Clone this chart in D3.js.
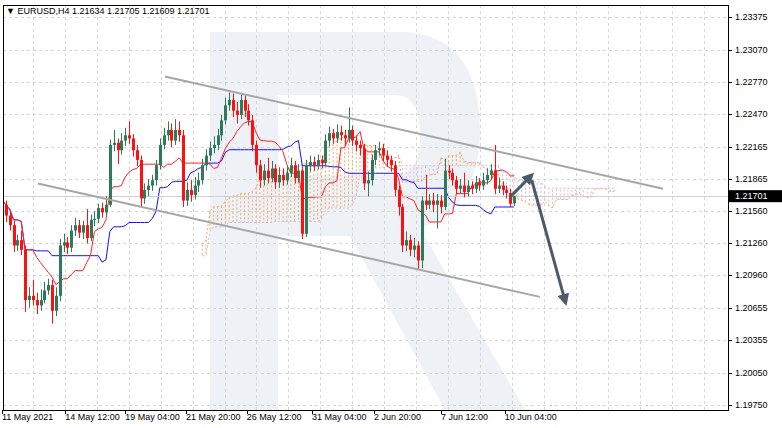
<!DOCTYPE html>
<html><head><meta charset="utf-8">
<script src="https://cdn.jsdelivr.net/npm/d3@7"></script>
<style>body{margin:0;background:#fff}text{font-family:"Liberation Sans",Arial,sans-serif}</style>
</head><body><div id="chart"></div>
<script>
// EURUSD H4 candles
var opens = [1.2170,1.2162,1.2152,1.2143,1.2124,1.2129,1.2120,1.2073,1.2077,1.2073,1.2068,1.2073,1.2082,1.2087,1.2063,1.2077,1.2124,1.2127,1.2122,1.2138,
1.2143,1.2136,1.2143,1.2131,1.2148,1.2149,1.2159,1.2155,1.2162,1.2218,1.2220,1.2213,1.2222,1.2227,1.2224,1.2213,1.2204,1.2168,1.2176,1.2180,
1.2185,1.2199,1.2218,1.2227,1.2232,1.2222,1.2232,1.2227,1.2166,1.2176,1.2171,1.2180,1.2185,1.2199,1.2208,1.2215,1.2218,1.2227,1.2241,1.2255,
1.2260,1.2250,1.2246,1.2260,1.2250,1.2241,1.2218,1.2199,1.2185,1.2194,1.2187,1.2196,1.2183,1.2190,1.2185,1.2192,1.2199,1.2187,1.2194,1.2135,
1.2199,1.2202,1.2199,1.2204,1.2201,1.2222,1.2229,1.2224,1.2230,1.2227,1.2224,1.2232,1.2222,1.2218,1.2215,1.2182,1.2185,1.2204,1.2213,1.2215,
1.2208,1.2204,1.2199,1.2176,1.2160,1.2124,1.2129,1.2120,1.2124,1.2110,1.2166,1.2162,1.2166,1.2162,1.2166,1.2160,1.2194,1.2192,1.2185,1.2177,
1.2180,1.2174,1.2180,1.2177,1.2183,1.2180,1.2185,1.2190,1.2194,1.2177,1.2180,1.2176,1.2173,1.21634];
var highs = [1.2178,1.2166,1.2156,1.2147,1.2134,1.2138,1.2124,1.2085,1.2092,1.2080,1.2083,1.2090,1.2093,1.2092,1.2085,1.2130,1.2135,1.2132,1.2143,1.2150,
1.2148,1.2147,1.2158,1.2153,1.2156,1.2163,1.2164,1.2170,1.2223,1.2232,1.2224,1.2229,1.2234,1.2240,1.2228,1.2218,1.2208,1.2182,1.2186,1.2190,
1.2204,1.2224,1.2234,1.2240,1.2238,1.2242,1.2240,1.2232,1.2183,1.2185,1.2188,1.2192,1.2205,1.2214,1.2221,1.2226,1.2233,1.2246,1.2262,1.2267,
1.2266,1.2258,1.2265,1.2264,1.2256,1.2246,1.2222,1.2204,1.2200,1.2206,1.2203,1.2200,1.2197,1.2196,1.2199,1.2206,1.2203,1.2200,1.2198,1.2204,
1.2208,1.2207,1.2209,1.2208,1.2228,1.2235,1.2233,1.2237,1.2236,1.2232,1.2253,1.2236,1.2227,1.2222,1.2219,1.2193,1.2209,1.2218,1.2221,1.2219,
1.2213,1.2208,1.2203,1.2180,1.2163,1.2137,1.2134,1.2131,1.2128,1.2170,1.2190,1.2172,1.2173,1.2172,1.2171,1.2205,1.2199,1.2196,1.2189,1.2186,
1.2192,1.2185,1.2184,1.2189,1.2187,1.2192,1.2196,1.2200,1.2218,1.2187,1.2184,1.2180,1.2177,1.21705];
var lows = [1.2155,1.2146,1.2138,1.2118,1.2119,1.2115,1.2062,1.2066,1.2068,1.2060,1.2063,1.2070,1.2078,1.2051,1.2058,1.2072,1.2118,1.2116,1.2118,1.2133,
1.2131,1.2130,1.2126,1.2128,1.2142,1.2145,1.2150,1.2152,1.2160,1.2212,1.2200,1.2209,1.2217,1.2219,1.2207,1.2198,1.2160,1.2163,1.2170,1.2175,
1.2180,1.2195,1.2214,1.2222,1.2216,1.2218,1.2221,1.2160,1.2161,1.2165,1.2167,1.2174,1.2181,1.2194,1.2203,1.2210,1.2213,1.2222,1.2237,1.2250,
1.2244,1.2238,1.2242,1.2244,1.2236,1.2212,1.2192,1.2178,1.2180,1.2182,1.2183,1.2177,1.2178,1.2180,1.2181,1.2188,1.2182,1.2183,1.2130,1.2132,
1.2193,1.2194,1.2195,1.2196,1.2198,1.2217,1.2219,1.2220,1.2222,1.2218,1.2220,1.2217,1.2212,1.2208,1.2176,1.2170,1.2180,1.2199,1.2208,1.2203,
1.2198,1.2193,1.2170,1.2152,1.2118,1.2119,1.2114,1.2113,1.2102,1.2103,1.2157,1.2158,1.2155,1.2140,1.2154,1.2157,1.2186,1.2180,1.2172,1.2173,
1.2169,1.2170,1.2172,1.2173,1.2175,1.2176,1.2181,1.2186,1.2172,1.2173,1.2171,1.2168,1.2160,1.21609];
var closes = [1.2162,1.2152,1.2143,1.2124,1.2129,1.2120,1.2073,1.2077,1.2073,1.2068,1.2073,1.2082,1.2087,1.2063,1.2077,1.2124,1.2127,1.2122,1.2138,1.2143,
1.2136,1.2143,1.2131,1.2148,1.2149,1.2159,1.2155,1.2162,1.2218,1.2220,1.2213,1.2222,1.2227,1.2224,1.2213,1.2204,1.2168,1.2176,1.2180,1.2185,
1.2199,1.2218,1.2227,1.2232,1.2222,1.2232,1.2227,1.2166,1.2176,1.2171,1.2180,1.2185,1.2199,1.2208,1.2215,1.2218,1.2227,1.2241,1.2255,1.2260,
1.2250,1.2246,1.2260,1.2250,1.2241,1.2218,1.2199,1.2185,1.2194,1.2187,1.2196,1.2183,1.2190,1.2185,1.2192,1.2199,1.2187,1.2194,1.2135,1.2199,
1.2202,1.2199,1.2204,1.2201,1.2222,1.2229,1.2224,1.2230,1.2227,1.2224,1.2232,1.2222,1.2218,1.2215,1.2182,1.2185,1.2204,1.2213,1.2215,1.2208,
1.2204,1.2199,1.2176,1.2160,1.2124,1.2129,1.2120,1.2124,1.2110,1.2166,1.2162,1.2166,1.2162,1.2166,1.2160,1.2194,1.2192,1.2185,1.2177,1.2180,
1.2174,1.2180,1.2177,1.2183,1.2180,1.2185,1.2190,1.2194,1.2177,1.2180,1.2176,1.2173,1.2163,1.21701];

var priceTicks = [1.23375,1.23070,1.22770,1.22470,1.22165,1.21865,1.21560,1.21260,1.20960,1.20655,1.20355,1.20050,1.19750];
var timeLabels = ["11 May 2021","14 May 12:00","19 May 04:00","21 May 20:00","26 May 12:00","31 May 04:00","2 Jun 20:00","7 Jun 12:00","10 Jun 04:00"];
var timeLabelBars = [0,16.4,32,47.8,63.6,80.5,96.6,114,130.6];
// analyst annotations: [bar, price]
var channelUpper = [[42.3,1.2282],[171.7,1.2177]];
var channelLower = [[9.3,1.2182],[139.7,1.2076]];
var arrowUp = [[131.9,1.2169],[137.1,1.2188]];
var arrowDown = [[137.6,1.2185],[146.2,1.2073]];

var W = 782, H = 428, pLeft = 3, pRight = 728, pTop = 5, pBottom = 410;
var x = d3.scaleLinear().domain([0,100]).range([2,387]);
var y = d3.scaleLinear().domain([1.1975,1.23375]).range([405,17]);

var svg = d3.select("#chart").append("svg").attr("width",W).attr("height",H);
svg.append("rect").attr("width",W).attr("height",H).attr("fill","#fff");

var defs = svg.append("defs");
defs.append("clipPath").attr("id","clip").append("rect")
    .attr("x",pLeft).attr("y",pTop).attr("width",pRight-pLeft).attr("height",pBottom-pTop);
defs.append("marker").attr("id","arr").attr("viewBox","0 0 10 10").attr("refX",5).attr("refY",5)
    .attr("markerWidth",4).attr("markerHeight",4).attr("orient","auto")
    .append("path").attr("d","M0,0L10,5L0,10z").attr("fill","#4b5b6c");

var plot = svg.append("g").attr("clip-path","url(#clip)");

// watermark
plot.append("path").attr("fill","#eef2f7").attr("fill-rule","evenodd")
    .attr("d","M210,32H400C455,32 480,70 480,130C480,185 455,218 420,228L525,410H445L350,236H278V410H210Z M278,95V175H395C412,175 420,160 420,135C420,110 412,95 395,95Z");

// grid
plot.selectAll(".hg").data(priceTicks).enter().append("line")
    .attr("x1",pLeft).attr("x2",pRight).attr("y1",function(d){return Math.round(y(d))+0.5;}).attr("y2",function(d){return Math.round(y(d))+0.5;})
    .attr("stroke","#d6d6d6").attr("stroke-dasharray","3,3");
plot.selectAll(".vg").data(d3.range(8,190,8.3)).enter().append("line")
    .attr("y1",pTop).attr("y2",pBottom).attr("x1",function(d){return Math.round(x(d))+0.5;}).attr("x2",function(d){return Math.round(x(d))+0.5;})
    .attr("stroke","#d6d6d6").attr("stroke-dasharray","3,3");

// ichimoku
function mid(i, n) {
    var s = Math.max(0, i-n+1);
    return (d3.max(highs.slice(s,i+1)) + d3.min(lows.slice(s,i+1))) / 2;
}
var tenkan = closes.map(function(d,i){return mid(i,9);});
var kijun = closes.map(function(d,i){return mid(i,26);});
var spanA = [];
closes.forEach(function(d,i){
    if (i < 26) return;
    spanA.push({i:i+26, a:(tenkan[i]+kijun[i])/2, b:mid(i,52)});
});
plot.selectAll(".cloud").data(spanA).enter().append("line")
    .attr("x1",function(d){return x(d.i);}).attr("x2",function(d){return x(d.i);})
    .attr("y1",function(d){return y(d.a);}).attr("y2",function(d){return y(d.b);})
    .attr("stroke",function(d){return d.a>=d.b?"#f5a868":"#d9b8d9";})
    .attr("stroke-width",1).attr("stroke-dasharray","2,2");
var cloudLine = function(k){return d3.line().x(function(d){return x(d.i);}).y(function(d){return y(d[k]);});};
plot.append("path").datum(spanA).attr("d",cloudLine("a")).attr("fill","none").attr("stroke","#f5a868").attr("stroke-dasharray","2,2");
plot.append("path").datum(spanA).attr("d",cloudLine("b")).attr("fill","none").attr("stroke","#d9b8d9").attr("stroke-dasharray","2,2");

var ln = d3.line().x(function(d,i){return x(i);}).y(function(d){return y(d);});
plot.append("path").datum(kijun).attr("d",ln).attr("fill","none").attr("stroke","#1010ff").attr("stroke-width",1);
plot.append("path").datum(tenkan).attr("d",ln).attr("fill","none").attr("stroke","#ff2020").attr("stroke-width",1);

// price line
var last = closes[closes.length-1];
plot.append("line").attr("x1",pLeft).attr("x2",pRight).attr("y1",Math.round(y(last))+0.5).attr("y2",Math.round(y(last))+0.5)
    .attr("stroke","#d0d0d0");

// candles
var candles = plot.selectAll(".c").data(closes).enter().append("g");
candles.append("line")
    .attr("x1",function(d,i){return Math.round(x(i))+0.5;}).attr("x2",function(d,i){return Math.round(x(i))+0.5;})
    .attr("y1",function(d,i){return y(highs[i]);}).attr("y2",function(d,i){return y(lows[i]);})
    .attr("stroke",function(d,i){return d>=opens[i]?"#2f7a5a":"#ff1010";});
candles.append("rect")
    .attr("x",function(d,i){return Math.round(x(i))-1;}).attr("width",3)
    .attr("y",function(d,i){return y(Math.max(d,opens[i]));})
    .attr("height",function(d,i){return Math.max(1,Math.abs(y(d)-y(opens[i])));})
    .attr("fill",function(d,i){return d>=opens[i]?"#2f7a5a":"#ff1010";});

// channel and arrows
var pl = d3.line().x(function(d){return x(d[0]);}).y(function(d){return y(d[1]);});
[channelUpper,channelLower].forEach(function(c){
    plot.append("path").attr("d",pl(c)).attr("stroke","#a6a6a6").attr("stroke-width",2).attr("fill","none");
});
[arrowUp,arrowDown].forEach(function(c){
    plot.append("path").attr("d",pl(c)).attr("stroke","#4b5b6c").attr("stroke-width",3).attr("fill","none").attr("marker-end","url(#arr)");
});

// frame and axis
svg.append("rect").attr("x",pLeft+0.5).attr("y",pTop+0.5).attr("width",pRight-pLeft).attr("height",pBottom-pTop)
    .attr("fill","none").attr("stroke","#000");
var yAxis = svg.append("g");
yAxis.selectAll("line").data(priceTicks).enter().append("line")
    .attr("x1",pRight).attr("x2",pRight+4).attr("y1",function(d){return Math.round(y(d))+0.5;}).attr("y2",function(d){return Math.round(y(d))+0.5;})
    .attr("stroke","#000");
yAxis.selectAll("text").data(priceTicks).enter().append("text")
    .attr("x",pRight+7).attr("y",function(d){return y(d)+3;}).attr("font-size",9).attr("fill","#000")
    .text(function(d){return d.toFixed(5);});
svg.append("rect").attr("x",pRight+1).attr("y",y(last)-6).attr("width",W-pRight-1).attr("height",12).attr("fill","#000");
svg.append("text").attr("x",pRight+7).attr("y",y(last)+3).attr("font-size",9).attr("fill","#fff").text(last.toFixed(5));

svg.selectAll(".xt").data(timeLabels).enter().append("text")
    .attr("x",function(d,i){return x(timeLabelBars[i]);}).attr("y",420).attr("font-size",9).attr("fill","#000")
    .text(function(d){return d;});
svg.selectAll(".xk").data(timeLabelBars).enter().append("line")
    .attr("x1",function(d){return Math.round(x(d))+0.5;}).attr("x2",function(d){return Math.round(x(d))+0.5;})
    .attr("y1",pBottom).attr("y2",pBottom+4).attr("stroke","#000");

svg.append("text").attr("x",6).attr("y",14).attr("font-size",9).attr("fill","#000")
    .text("\u25BC EURUSD,H4  1.21634 1.21705 1.21609 1.21701");
</script></body></html>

────────────────────

Exercise objective » Make a list of all lines in the data that contain "chart".

Response to the task »
Clone this chart in D3.js.
</head><body><div id="chart"></div>
var svg = d3.select("#chart").append("svg").attr("width",W).attr("height",H);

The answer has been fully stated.